══ Task data

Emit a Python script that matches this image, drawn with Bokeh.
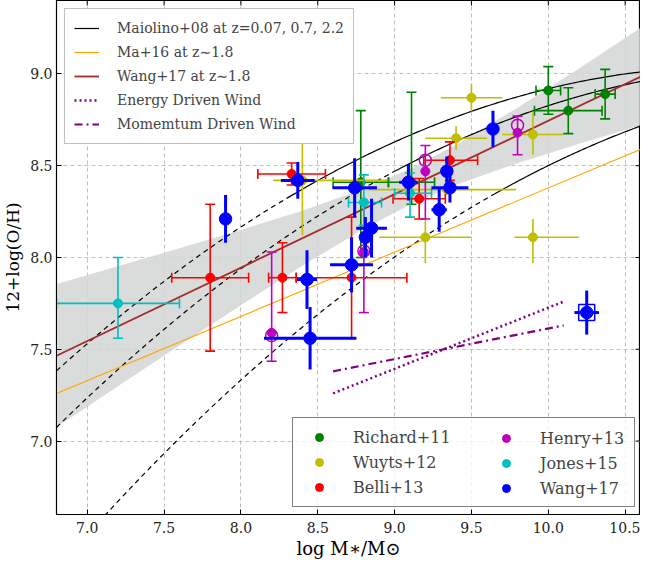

════
══ Task data

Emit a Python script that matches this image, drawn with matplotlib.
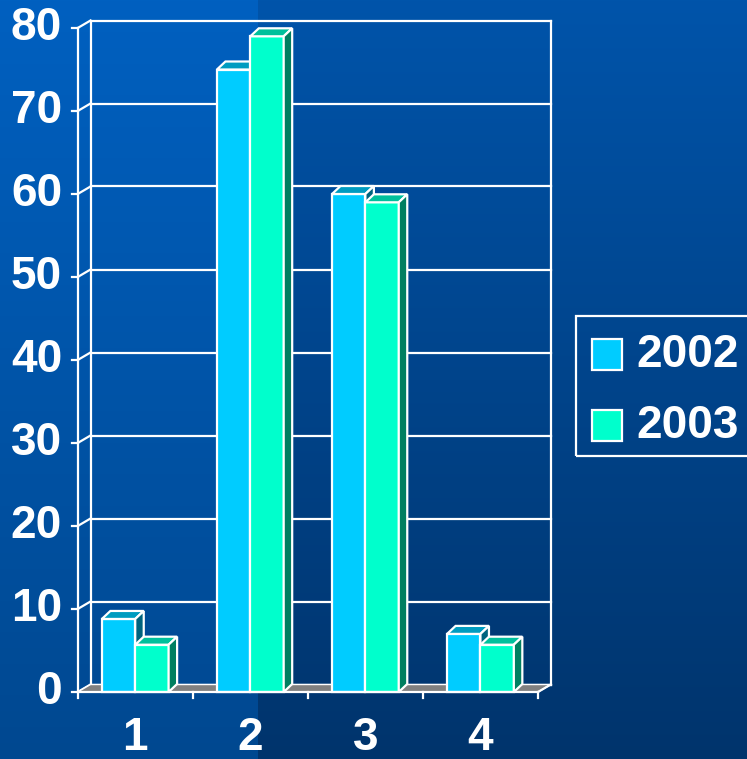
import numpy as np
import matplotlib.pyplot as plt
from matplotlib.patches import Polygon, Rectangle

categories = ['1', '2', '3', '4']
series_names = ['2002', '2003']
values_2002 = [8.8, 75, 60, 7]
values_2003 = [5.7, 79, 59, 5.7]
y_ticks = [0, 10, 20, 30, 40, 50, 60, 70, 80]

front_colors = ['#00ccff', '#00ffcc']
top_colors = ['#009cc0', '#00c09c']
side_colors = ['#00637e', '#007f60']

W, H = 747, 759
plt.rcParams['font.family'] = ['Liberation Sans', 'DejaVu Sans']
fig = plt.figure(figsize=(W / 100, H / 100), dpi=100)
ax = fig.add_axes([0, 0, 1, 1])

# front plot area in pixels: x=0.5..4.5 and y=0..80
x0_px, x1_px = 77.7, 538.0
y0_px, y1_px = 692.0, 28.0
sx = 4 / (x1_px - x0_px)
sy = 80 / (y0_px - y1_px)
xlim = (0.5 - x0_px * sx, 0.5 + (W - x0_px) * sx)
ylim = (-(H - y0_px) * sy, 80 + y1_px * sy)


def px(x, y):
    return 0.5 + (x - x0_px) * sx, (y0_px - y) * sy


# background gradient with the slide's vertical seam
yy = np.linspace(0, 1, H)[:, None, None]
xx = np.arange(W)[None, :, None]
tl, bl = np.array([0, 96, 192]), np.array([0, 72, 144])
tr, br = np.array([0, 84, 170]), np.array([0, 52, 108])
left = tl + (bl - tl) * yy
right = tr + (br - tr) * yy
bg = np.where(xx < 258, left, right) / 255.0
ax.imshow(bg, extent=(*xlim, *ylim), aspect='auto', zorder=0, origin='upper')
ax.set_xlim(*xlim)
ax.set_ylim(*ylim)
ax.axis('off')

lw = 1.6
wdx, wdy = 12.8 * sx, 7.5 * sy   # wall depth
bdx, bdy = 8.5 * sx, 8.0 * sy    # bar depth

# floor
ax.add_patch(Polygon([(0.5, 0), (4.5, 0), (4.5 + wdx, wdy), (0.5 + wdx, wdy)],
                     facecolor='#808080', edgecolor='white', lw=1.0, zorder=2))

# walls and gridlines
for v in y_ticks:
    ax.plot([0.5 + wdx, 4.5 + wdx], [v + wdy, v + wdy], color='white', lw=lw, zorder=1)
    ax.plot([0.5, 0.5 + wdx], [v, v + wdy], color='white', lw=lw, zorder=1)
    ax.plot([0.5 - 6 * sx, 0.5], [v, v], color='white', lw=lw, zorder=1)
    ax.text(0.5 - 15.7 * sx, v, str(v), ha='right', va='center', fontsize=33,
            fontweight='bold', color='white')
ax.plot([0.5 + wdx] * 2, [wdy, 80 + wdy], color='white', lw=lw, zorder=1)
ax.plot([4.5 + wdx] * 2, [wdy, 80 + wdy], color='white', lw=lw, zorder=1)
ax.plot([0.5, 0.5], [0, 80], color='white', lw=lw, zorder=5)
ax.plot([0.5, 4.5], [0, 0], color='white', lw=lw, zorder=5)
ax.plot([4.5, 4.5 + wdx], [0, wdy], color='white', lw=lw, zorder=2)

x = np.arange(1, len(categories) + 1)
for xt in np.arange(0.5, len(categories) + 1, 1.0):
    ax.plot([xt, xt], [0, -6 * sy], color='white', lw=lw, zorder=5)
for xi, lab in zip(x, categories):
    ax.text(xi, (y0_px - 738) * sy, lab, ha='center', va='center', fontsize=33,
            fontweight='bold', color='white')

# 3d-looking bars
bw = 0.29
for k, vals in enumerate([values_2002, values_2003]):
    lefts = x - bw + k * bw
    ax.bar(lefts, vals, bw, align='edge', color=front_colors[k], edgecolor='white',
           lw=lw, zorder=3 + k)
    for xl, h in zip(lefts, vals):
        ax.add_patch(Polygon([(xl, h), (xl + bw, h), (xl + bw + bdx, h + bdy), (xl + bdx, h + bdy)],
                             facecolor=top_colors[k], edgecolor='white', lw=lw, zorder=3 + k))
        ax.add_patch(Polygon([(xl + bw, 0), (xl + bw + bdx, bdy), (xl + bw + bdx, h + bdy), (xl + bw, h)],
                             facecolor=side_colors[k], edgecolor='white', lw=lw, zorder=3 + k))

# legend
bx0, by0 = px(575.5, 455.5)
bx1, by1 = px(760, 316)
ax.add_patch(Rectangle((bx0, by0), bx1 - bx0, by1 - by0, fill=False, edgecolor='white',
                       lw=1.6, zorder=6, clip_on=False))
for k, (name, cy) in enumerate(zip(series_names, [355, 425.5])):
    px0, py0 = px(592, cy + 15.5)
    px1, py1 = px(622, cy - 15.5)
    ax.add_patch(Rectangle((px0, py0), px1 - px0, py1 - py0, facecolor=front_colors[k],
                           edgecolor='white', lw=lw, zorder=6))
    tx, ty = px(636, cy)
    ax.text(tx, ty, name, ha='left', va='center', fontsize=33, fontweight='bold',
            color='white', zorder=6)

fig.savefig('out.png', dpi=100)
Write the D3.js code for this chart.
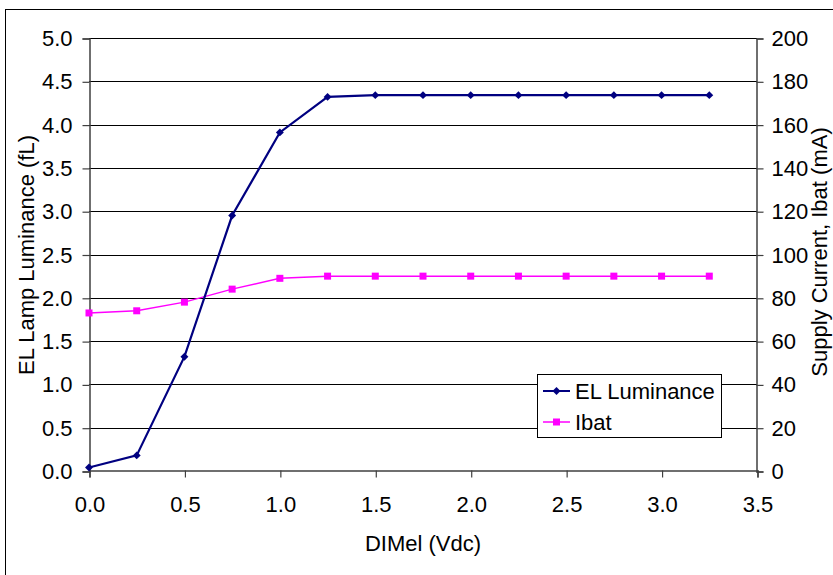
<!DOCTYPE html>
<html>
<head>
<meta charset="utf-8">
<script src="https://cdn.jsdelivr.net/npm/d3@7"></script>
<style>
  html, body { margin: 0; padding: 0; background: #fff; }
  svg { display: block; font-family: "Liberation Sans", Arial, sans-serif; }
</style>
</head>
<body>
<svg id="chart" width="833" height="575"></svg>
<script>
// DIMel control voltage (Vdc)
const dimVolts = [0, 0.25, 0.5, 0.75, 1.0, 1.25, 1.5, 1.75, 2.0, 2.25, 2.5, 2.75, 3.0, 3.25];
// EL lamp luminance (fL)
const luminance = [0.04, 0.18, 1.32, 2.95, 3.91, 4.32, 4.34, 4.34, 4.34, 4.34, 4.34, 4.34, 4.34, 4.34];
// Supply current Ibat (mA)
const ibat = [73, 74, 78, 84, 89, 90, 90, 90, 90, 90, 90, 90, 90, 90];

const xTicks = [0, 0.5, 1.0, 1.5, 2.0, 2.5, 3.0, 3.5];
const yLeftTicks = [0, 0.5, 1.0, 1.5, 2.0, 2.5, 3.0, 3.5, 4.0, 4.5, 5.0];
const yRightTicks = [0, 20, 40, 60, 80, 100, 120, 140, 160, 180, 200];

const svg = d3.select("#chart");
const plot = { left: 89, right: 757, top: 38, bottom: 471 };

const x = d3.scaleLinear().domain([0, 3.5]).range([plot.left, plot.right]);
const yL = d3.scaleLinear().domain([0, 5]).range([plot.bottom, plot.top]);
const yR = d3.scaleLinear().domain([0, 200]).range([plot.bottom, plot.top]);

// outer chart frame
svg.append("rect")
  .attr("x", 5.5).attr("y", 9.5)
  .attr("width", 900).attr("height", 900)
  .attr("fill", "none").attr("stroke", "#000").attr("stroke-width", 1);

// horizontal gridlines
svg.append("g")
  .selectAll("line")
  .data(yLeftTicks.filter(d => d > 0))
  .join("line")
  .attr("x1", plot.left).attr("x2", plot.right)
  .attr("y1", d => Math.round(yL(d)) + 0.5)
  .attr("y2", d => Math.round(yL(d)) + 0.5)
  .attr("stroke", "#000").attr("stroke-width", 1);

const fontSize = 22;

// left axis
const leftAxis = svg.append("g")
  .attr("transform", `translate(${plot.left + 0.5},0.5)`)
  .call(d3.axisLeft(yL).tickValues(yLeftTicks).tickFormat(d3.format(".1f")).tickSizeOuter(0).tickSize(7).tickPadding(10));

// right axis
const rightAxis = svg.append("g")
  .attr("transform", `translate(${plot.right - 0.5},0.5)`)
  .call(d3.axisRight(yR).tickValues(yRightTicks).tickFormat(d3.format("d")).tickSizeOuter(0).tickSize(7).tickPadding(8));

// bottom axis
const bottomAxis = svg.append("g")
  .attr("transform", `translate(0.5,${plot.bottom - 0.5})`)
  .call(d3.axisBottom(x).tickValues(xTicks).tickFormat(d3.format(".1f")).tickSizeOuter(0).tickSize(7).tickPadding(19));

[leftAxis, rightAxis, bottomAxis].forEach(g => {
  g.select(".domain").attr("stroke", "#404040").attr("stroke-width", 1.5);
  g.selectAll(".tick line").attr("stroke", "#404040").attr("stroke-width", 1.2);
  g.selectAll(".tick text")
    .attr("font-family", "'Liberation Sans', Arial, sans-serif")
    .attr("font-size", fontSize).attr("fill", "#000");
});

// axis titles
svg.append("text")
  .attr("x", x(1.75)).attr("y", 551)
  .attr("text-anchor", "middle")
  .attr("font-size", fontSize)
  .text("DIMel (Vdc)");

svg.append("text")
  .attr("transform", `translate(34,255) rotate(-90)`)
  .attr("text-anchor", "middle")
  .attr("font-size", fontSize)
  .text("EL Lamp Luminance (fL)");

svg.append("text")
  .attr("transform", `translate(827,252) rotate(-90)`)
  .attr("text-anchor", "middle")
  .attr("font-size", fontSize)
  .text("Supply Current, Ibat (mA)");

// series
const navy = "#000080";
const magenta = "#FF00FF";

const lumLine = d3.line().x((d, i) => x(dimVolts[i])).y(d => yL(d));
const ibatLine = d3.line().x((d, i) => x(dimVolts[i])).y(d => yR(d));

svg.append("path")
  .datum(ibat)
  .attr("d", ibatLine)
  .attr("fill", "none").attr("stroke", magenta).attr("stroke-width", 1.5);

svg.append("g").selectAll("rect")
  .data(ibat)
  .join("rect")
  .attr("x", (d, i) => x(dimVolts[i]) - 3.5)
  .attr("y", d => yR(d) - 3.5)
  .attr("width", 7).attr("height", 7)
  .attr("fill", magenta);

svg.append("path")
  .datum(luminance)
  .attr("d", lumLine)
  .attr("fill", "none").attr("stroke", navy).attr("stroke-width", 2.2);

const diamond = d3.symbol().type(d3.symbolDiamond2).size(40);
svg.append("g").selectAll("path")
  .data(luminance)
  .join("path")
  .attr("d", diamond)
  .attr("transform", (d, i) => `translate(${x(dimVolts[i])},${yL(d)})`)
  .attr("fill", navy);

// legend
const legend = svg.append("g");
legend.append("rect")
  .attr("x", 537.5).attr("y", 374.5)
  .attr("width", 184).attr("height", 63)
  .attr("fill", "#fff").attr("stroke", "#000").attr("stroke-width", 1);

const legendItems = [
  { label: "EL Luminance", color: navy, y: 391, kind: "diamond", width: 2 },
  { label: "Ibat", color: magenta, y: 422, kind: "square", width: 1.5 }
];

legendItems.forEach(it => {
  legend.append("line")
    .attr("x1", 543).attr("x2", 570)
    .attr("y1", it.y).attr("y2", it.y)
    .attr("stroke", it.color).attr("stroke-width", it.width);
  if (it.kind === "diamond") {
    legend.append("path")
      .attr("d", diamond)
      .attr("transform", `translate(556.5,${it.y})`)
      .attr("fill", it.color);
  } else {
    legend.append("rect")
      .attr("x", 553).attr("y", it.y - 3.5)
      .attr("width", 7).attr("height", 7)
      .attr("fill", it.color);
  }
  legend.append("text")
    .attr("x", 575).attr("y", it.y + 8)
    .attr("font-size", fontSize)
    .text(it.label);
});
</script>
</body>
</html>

════
══ Task data

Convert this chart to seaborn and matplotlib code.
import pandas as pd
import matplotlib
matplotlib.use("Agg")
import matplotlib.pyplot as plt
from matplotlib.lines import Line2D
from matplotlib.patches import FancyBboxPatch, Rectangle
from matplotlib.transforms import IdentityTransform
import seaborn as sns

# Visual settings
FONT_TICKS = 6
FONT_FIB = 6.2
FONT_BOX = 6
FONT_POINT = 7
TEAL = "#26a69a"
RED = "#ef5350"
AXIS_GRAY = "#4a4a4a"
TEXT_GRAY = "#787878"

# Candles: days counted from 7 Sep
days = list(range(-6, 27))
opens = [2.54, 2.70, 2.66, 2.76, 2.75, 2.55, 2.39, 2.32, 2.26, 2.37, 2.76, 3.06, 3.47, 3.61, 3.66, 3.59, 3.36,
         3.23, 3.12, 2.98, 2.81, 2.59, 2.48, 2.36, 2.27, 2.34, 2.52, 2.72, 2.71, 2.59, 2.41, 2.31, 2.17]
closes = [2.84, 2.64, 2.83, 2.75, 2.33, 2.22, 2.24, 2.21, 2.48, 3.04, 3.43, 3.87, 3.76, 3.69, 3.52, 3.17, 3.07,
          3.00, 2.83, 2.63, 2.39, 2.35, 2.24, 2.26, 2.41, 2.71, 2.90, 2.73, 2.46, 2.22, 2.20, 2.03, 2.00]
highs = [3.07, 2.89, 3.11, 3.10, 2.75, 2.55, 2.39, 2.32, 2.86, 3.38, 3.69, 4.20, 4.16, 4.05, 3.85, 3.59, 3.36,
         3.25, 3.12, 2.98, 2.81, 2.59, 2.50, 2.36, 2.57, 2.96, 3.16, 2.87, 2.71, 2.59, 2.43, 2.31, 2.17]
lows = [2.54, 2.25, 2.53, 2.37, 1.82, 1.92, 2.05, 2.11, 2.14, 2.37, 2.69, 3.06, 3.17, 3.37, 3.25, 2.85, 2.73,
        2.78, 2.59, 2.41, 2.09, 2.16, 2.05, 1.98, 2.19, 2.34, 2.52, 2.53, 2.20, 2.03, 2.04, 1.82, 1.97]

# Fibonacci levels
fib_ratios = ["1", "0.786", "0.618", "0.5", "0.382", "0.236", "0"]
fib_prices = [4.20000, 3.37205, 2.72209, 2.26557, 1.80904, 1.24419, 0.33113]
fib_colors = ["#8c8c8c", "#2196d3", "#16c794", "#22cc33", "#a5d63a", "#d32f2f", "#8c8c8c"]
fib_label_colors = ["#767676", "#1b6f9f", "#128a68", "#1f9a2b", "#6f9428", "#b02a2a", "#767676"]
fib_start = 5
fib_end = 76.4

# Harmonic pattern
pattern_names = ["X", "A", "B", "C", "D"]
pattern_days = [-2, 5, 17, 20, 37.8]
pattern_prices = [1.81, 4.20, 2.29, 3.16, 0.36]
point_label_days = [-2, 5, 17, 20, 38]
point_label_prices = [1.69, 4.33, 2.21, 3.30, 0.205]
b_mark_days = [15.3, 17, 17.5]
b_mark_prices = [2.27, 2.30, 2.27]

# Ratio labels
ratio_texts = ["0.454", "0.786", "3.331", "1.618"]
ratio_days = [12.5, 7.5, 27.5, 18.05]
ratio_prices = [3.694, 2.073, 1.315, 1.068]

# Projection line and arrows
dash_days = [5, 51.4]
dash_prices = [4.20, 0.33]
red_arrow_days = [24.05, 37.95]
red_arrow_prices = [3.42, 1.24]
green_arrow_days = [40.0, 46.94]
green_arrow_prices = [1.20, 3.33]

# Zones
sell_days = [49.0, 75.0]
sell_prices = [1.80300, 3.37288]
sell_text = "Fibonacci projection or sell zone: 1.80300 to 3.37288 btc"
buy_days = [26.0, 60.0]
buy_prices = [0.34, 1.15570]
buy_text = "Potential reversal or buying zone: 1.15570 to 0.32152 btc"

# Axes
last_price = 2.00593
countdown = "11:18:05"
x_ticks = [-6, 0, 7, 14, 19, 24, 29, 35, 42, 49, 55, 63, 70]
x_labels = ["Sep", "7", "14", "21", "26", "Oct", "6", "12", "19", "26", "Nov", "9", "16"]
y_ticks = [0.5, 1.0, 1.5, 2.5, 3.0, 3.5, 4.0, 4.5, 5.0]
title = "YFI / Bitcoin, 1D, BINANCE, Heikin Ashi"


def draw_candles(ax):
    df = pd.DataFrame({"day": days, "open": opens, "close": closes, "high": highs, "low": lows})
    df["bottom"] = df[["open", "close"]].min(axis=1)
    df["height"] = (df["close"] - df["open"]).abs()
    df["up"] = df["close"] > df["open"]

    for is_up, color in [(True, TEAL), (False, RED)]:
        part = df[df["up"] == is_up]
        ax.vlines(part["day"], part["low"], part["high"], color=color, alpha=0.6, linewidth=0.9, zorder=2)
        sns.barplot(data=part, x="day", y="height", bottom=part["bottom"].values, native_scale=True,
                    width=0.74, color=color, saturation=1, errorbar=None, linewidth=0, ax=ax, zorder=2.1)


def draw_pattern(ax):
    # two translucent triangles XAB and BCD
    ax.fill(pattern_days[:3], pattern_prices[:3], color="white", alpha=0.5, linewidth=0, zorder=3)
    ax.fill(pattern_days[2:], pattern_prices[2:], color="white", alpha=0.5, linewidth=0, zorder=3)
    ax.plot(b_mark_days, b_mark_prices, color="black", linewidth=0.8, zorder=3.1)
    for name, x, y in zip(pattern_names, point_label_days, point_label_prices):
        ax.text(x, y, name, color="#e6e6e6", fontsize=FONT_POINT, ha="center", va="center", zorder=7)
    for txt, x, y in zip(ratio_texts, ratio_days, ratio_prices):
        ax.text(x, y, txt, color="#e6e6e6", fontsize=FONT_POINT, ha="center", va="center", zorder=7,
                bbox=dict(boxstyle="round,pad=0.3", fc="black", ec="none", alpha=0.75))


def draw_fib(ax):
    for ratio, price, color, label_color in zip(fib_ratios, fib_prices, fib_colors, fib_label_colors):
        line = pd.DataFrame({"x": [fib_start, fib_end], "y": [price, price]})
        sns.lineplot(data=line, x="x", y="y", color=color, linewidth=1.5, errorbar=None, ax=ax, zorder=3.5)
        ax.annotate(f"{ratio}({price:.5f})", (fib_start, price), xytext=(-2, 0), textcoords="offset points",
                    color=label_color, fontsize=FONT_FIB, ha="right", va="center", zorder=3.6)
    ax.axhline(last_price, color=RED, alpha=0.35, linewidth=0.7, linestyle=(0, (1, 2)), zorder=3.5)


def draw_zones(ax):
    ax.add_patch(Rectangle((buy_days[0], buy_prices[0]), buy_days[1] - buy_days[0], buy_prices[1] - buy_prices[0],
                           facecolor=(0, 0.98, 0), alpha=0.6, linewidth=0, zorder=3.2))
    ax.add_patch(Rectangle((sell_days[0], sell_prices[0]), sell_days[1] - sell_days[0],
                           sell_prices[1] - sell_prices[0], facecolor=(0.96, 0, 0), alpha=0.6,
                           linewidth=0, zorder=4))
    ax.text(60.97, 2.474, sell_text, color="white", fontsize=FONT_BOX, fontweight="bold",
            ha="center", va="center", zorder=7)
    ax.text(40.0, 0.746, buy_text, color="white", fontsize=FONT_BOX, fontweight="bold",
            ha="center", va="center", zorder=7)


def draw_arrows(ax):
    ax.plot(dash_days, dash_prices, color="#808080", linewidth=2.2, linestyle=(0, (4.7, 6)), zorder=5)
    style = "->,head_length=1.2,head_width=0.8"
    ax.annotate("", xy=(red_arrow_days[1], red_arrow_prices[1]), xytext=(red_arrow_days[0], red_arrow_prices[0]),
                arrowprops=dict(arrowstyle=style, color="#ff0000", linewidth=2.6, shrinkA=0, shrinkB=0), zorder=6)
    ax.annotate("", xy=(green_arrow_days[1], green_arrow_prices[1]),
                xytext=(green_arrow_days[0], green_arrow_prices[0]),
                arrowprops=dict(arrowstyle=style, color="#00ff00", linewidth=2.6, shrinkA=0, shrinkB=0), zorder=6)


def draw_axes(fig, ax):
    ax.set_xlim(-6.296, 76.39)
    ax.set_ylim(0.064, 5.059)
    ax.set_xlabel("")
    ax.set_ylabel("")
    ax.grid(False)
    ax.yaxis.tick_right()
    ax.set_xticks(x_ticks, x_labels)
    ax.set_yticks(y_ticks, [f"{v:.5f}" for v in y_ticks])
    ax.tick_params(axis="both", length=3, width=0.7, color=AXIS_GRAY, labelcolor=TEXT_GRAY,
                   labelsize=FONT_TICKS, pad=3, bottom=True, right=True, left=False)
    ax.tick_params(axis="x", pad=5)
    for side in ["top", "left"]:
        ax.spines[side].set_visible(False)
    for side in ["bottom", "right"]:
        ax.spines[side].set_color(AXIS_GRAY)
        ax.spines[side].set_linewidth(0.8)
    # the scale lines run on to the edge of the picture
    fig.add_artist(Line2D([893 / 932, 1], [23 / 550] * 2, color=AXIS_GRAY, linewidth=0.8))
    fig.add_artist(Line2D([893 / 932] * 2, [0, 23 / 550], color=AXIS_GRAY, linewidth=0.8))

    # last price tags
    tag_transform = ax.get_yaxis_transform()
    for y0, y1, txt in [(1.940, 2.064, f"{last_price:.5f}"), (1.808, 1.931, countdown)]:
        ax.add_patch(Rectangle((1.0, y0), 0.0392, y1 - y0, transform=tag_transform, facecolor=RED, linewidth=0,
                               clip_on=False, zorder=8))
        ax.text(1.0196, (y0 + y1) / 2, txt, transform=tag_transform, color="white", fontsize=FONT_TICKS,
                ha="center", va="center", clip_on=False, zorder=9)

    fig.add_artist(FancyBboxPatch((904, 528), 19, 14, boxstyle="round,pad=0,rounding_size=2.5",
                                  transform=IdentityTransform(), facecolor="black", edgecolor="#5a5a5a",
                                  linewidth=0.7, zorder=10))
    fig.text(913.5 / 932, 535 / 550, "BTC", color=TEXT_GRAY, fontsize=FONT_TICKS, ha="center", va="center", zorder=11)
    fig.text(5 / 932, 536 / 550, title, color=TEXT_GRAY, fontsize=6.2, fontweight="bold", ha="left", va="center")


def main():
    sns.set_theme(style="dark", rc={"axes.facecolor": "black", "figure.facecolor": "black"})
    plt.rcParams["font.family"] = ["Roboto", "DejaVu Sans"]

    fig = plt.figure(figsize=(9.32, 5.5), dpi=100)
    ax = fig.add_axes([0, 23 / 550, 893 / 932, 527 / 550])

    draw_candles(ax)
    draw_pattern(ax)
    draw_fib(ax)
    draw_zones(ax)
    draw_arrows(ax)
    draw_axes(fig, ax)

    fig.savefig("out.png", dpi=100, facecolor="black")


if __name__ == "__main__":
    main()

════

* Exercise aim: The first line to copy holds "drawn with matplotlib.", and the last holds "ax.axis('off')". Copy them and the lines between exactly, leaving out pictures.

* The output:
Emit a Python script that matches this image, drawn with matplotlib.
import numpy as np
import matplotlib.pyplot as plt
from matplotlib.patches import Polygon, Rectangle

categories = ['1', '2', '3', '4']
series_names = ['2002', '2003']
values_2002 = [8.8, 75, 60, 7]
values_2003 = [5.7, 79, 59, 5.7]
y_ticks = [0, 10, 20, 30, 40, 50, 60, 70, 80]

front_colors = ['#00ccff', '#00ffcc']
top_colors = ['#009cc0', '#00c09c']
side_colors = ['#00637e', '#007f60']

W, H = 747, 759
plt.rcParams['font.family'] = ['Liberation Sans', 'DejaVu Sans']
fig = plt.figure(figsize=(W / 100, H / 100), dpi=100)
ax = fig.add_axes([0, 0, 1, 1])

# front plot area in pixels: x=0.5..4.5 and y=0..80
x0_px, x1_px = 77.7, 538.0
y0_px, y1_px = 692.0, 28.0
sx = 4 / (x1_px - x0_px)
sy = 80 / (y0_px - y1_px)
xlim = (0.5 - x0_px * sx, 0.5 + (W - x0_px) * sx)
ylim = (-(H - y0_px) * sy, 80 + y1_px * sy)


def px(x, y):
    return 0.5 + (x - x0_px) * sx, (y0_px - y) * sy


# background gradient with the slide's vertical seam
yy = np.linspace(0, 1, H)[:, None, None]
xx = np.arange(W)[None, :, None]
tl, bl = np.array([0, 96, 192]), np.array([0, 72, 144])
tr, br = np.array([0, 84, 170]), np.array([0, 52, 108])
left = tl + (bl - tl) * yy
right = tr + (br - tr) * yy
bg = np.where(xx < 258, left, right) / 255.0
ax.imshow(bg, extent=(*xlim, *ylim), aspect='auto', zorder=0, origin='upper')
ax.set_xlim(*xlim)
ax.set_ylim(*ylim)
ax.axis('off')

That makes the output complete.